How We Did It - Rolling Cut-Over
Additionally, our team worked with the business stakeholders to define groups of countries that could be “turned on” during the year and used upstream controls in the customer system to determine whether a country’s customers would be adjudicated by old or new credit system. This avoided the risks of a big-bang cutover and enabled us to be more agile in our delivery.
We deployed and it was a success! Then I moved from the credit team and helped establish a product management practice in a new program. This was the next test, could the team’s product knowledge outlive my departure?
A Smooth Transition
To help with this transition, I started work on an idea that I carried over from my engineering days – an “As-Built” document. In civil engineering, when you’re building a bridge or a building, you have design documents that tell you how the structure should be built – rebar at every 6 inches, column placement, etc. However, construction rarely goes exactly to plan, so for every structure, there is an “As-Built” document that says what is really at the site. If the design document called for rebar at 6” but in reality it was 7” or 5”, the “As-Built” document would show that. During the quiet week before the US launch, I went through all of our documentation and created a document that described what the credit system did as of the deployment. It contained all the visual models we had created over the past two years as well as links to mapping documents and anything else that was relevant. This was shared with the incoming PO as well as the existing team.

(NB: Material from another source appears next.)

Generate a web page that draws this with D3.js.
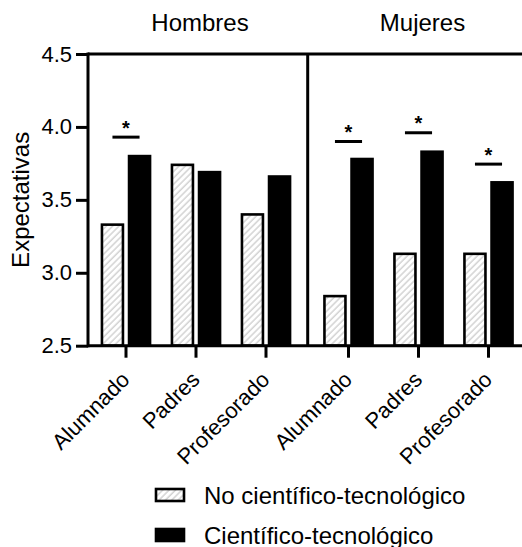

A year later, the team had developers and Product Owners but was still using the visual models and documents we put in place to onboard new team members and share that product knowledge. Even more exciting, the team is now expanding the credit system to even more countries using the blueprints we laid out. They continue to evolve them, especially on the technology side! We don’t know what the future holds for the credit team and the credit product, but so far, the “As-Built” has proven to be incredibly useful and durable.